By Chuck Bennett
amNewYork Staff Writer
May 15, 2006
New York City -- the 51st state. It's an old idea being revived once again in the City Council.
Months before the outbreak of the Civil War in 1861, New York City Mayor Fernando Wood proposed seceding from the state and creating the "Free City of Tri-Insula" to keep the lucrative cotton trade with the South alive.
A little over a hundred years later in 1969, writers Norman Mailer and Jimmy Breslin ran for mayor and council speaker on a statehood campaign.
And now Queens Councilman Peter Vallone Jr. says he is "deadly serious" about having the Big Apple secede from the Empire State.
He first introduced the secession bill in 2003 and reintroduced the long-shot legislation last week.
"The only reason we are in bad financial condition is because of Albany," he said, citing the $3.5 billion in taxes the city pays to Albany but isn't returned in funding. "We just want our own money back."
Vallone, an ambitious politicians and son of the former council speaker Peter Vallone, wants a citywide referendum to create a commission to study secession and the creation of a "Greater New York."
Personally, he likes the idea of calling the new state -- which would be the 10th largest in the union -- Gotham or just New York.
But to ever get there, secession would need approval voters, the Legislature, the governor, Congress and then the president.
"It's a waste of time and money," says former mayor Ed Koch. "The city doesn't have the right to secede nor should it, in my judgment."
Vallone, however, says he expects wide support for his bill in the council -- especially as anger rises over Albany's failure to comply with a court order calling for more state funding of New York City schools.
Christine Quinn, the speaker of the council, did not return calls for comment.
A spokesman for Mayor Bloomberg shot down the idea.
Everyday New Yorkers, however, were open to secession.
"I like the idea, it's great. We generate the bulk of the state's income, but when it comes to making decisions we have to depend on Albany ... The politicians in Albany don't know what it's like to live here," said David Gonzales, 48, a human resources consultant.
Likewise, political observers say the merits of secession are worth debating.

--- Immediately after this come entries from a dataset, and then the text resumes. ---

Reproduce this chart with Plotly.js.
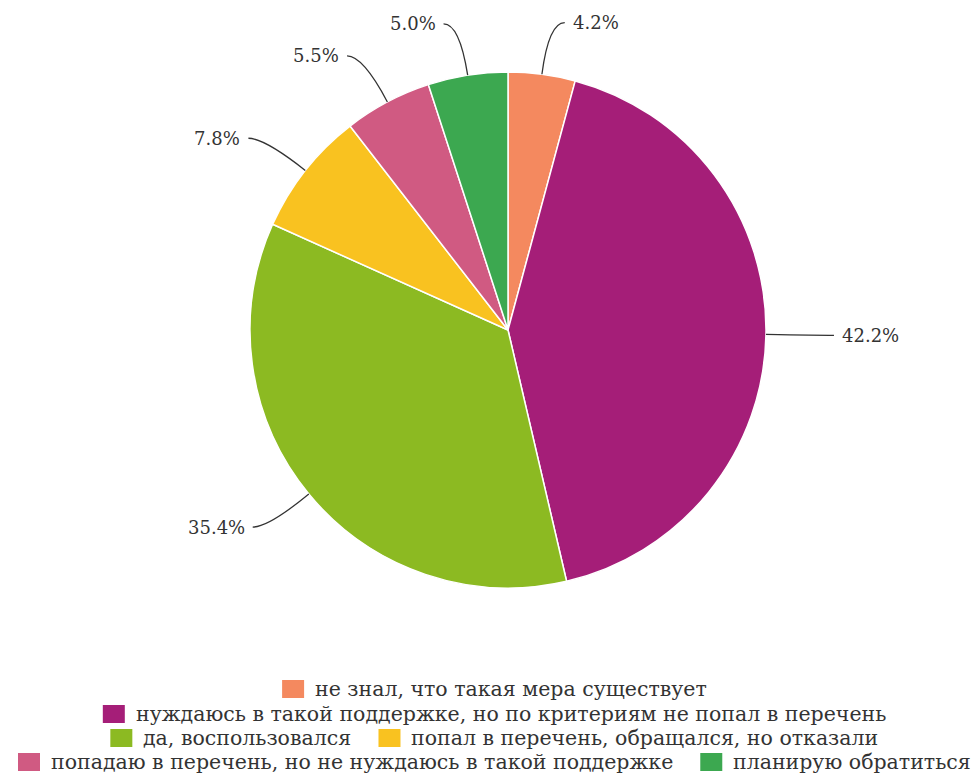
<!DOCTYPE html>
<html><head><meta charset="utf-8">
<script src="https://cdn.plot.ly/plotly-3.0.1.min.js"></script>
<style>html,body{margin:0;padding:0;background:#fff}</style>
</head><body>
<div id="chart" style="width:977px;height:774px"></div>
<script>
const categories = [
  "не знал, что такая мера существует",
  "нуждаюсь в такой поддержке, но по критериям не попал в перечень",
  "да, воспользовался",
  "попал в перечень, обращался, но отказали",
  "попадаю в перечень, но не нуждаюсь в такой поддержке",
  "планирую обратиться"
];
const values = [4.2, 42.2, 35.4, 7.8, 5.5, 5.0];
const colors = ["#F4895F", "#A51E78", "#8CBA22", "#F9C220", "#D05A82", "#3CA850"];
const legendRows = [[0], [1], [2, 3], [4, 5]];

const W = 977, H = 774;
const cx = 508, cy = 330, R = 258;
const px = x => x / W, py = y => 1 - y / H;
const FONT = "DejaVu Serif";
const TXT = "#333";

const total = values.reduce((a, b) => a + b, 0);
const shapes = [], annotations = [];
let cum = 0;
values.forEach((v, i) => {
  const mid = (cum + v / 2) / total * 2 * Math.PI;
  cum += v;
  const ux = Math.sin(mid), uy = -Math.cos(mid);
  const x0 = cx + R * ux, y0 = cy + R * uy;
  const d = 52;
  const x1 = cx + (R + d) * ux, y1 = cy + (R + d) * uy;
  const side = ux >= 0 ? 1 : -1;
  const x2 = x1 + side * 16, y2 = y1;
  shapes.push({
    type: "path", xref: "paper", yref: "paper",
    path: `M ${px(x0)} ${py(y0)} Q ${px(x1)} ${py(y1)} ${px(x2)} ${py(y2)}`,
    line: {color: "#333", width: 1.3}
  });
  annotations.push({
    xref: "paper", yref: "paper", x: px(x2 + side * 6), y: py(y2),
    xanchor: side > 0 ? "left" : "right", yanchor: "middle",
    text: v.toFixed(1) + "%", showarrow: false,
    font: {family: FONT, size: 18, color: TXT}
  });
});

// custom legend
const LFS = 20.5, SQW = 22, SQH = 18, SQGAP = 10, ITEMGAP = 28, LCENTER = 494;
const rowY = [689, 714, 738, 762];
const ctx = document.createElement("canvas").getContext("2d");
ctx.font = LFS + "px '" + FONT + "'";
legendRows.forEach((row, r) => {
  const widths = row.map(i => ctx.measureText(categories[i]).width);
  const totalW = widths.reduce((a, w) => a + SQW + SQGAP + w, 0) + ITEMGAP * (row.length - 1);
  let x = LCENTER - totalW / 2;
  const y = rowY[r];
  row.forEach((i, k) => {
    shapes.push({type: "rect", xref: "paper", yref: "paper",
      x0: px(x), x1: px(x + SQW), y0: py(y - SQH / 2), y1: py(y + SQH / 2),
      fillcolor: colors[i], line: {width: 0}});
    annotations.push({xref: "paper", yref: "paper", x: px(x + SQW + SQGAP), y: py(y),
      xanchor: "left", yanchor: "middle", showarrow: false, text: categories[i],
      font: {family: FONT, size: LFS, color: TXT}, xshift: -1});
    x += SQW + SQGAP + widths[k] + ITEMGAP;
  });
});

const trace = {
  type: "pie", labels: categories, values: values, sort: false,
  direction: "clockwise", rotation: 0,
  marker: {colors: colors, line: {color: "#fff", width: 1.5}},
  textinfo: "none", hoverinfo: "label+percent",
  domain: {x: [px(cx - R), px(cx + R)], y: [py(cy + R), py(cy - R)]}
};

const layout = {
  width: W, height: H, margin: {l: 0, r: 0, t: 0, b: 0},
  paper_bgcolor: "#fff", showlegend: false,
  shapes: shapes, annotations: annotations
};
Plotly.newPlot("chart", [trace], layout, {displayModeBar: false});
</script>
</body></html>
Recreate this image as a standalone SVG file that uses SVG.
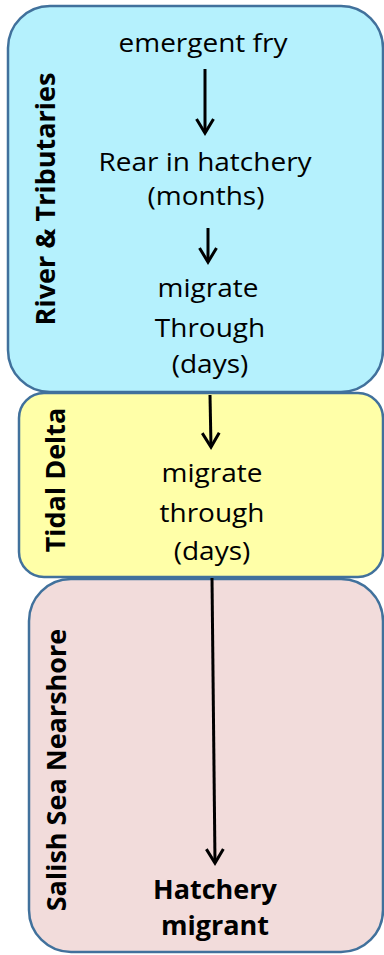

The secession bill is a "good way to call attention to the issue of discrimination against the city in state programs," said Prof. Doug Muzzio, a political science professor at Baruch College.
For instance, New York City has 84% of the state's mass transit riders but only receives 61% of the state's mass transit funds.
"It does make a point that there is a continual struggle between New York City and upstate regions," said Alan Chartock, publisher of the Legislative Gazette.
He quickly added, "Everyone knows it ain't ever going to happen. ... [Vallone] does it because he knows he is going to get his puss in the paper."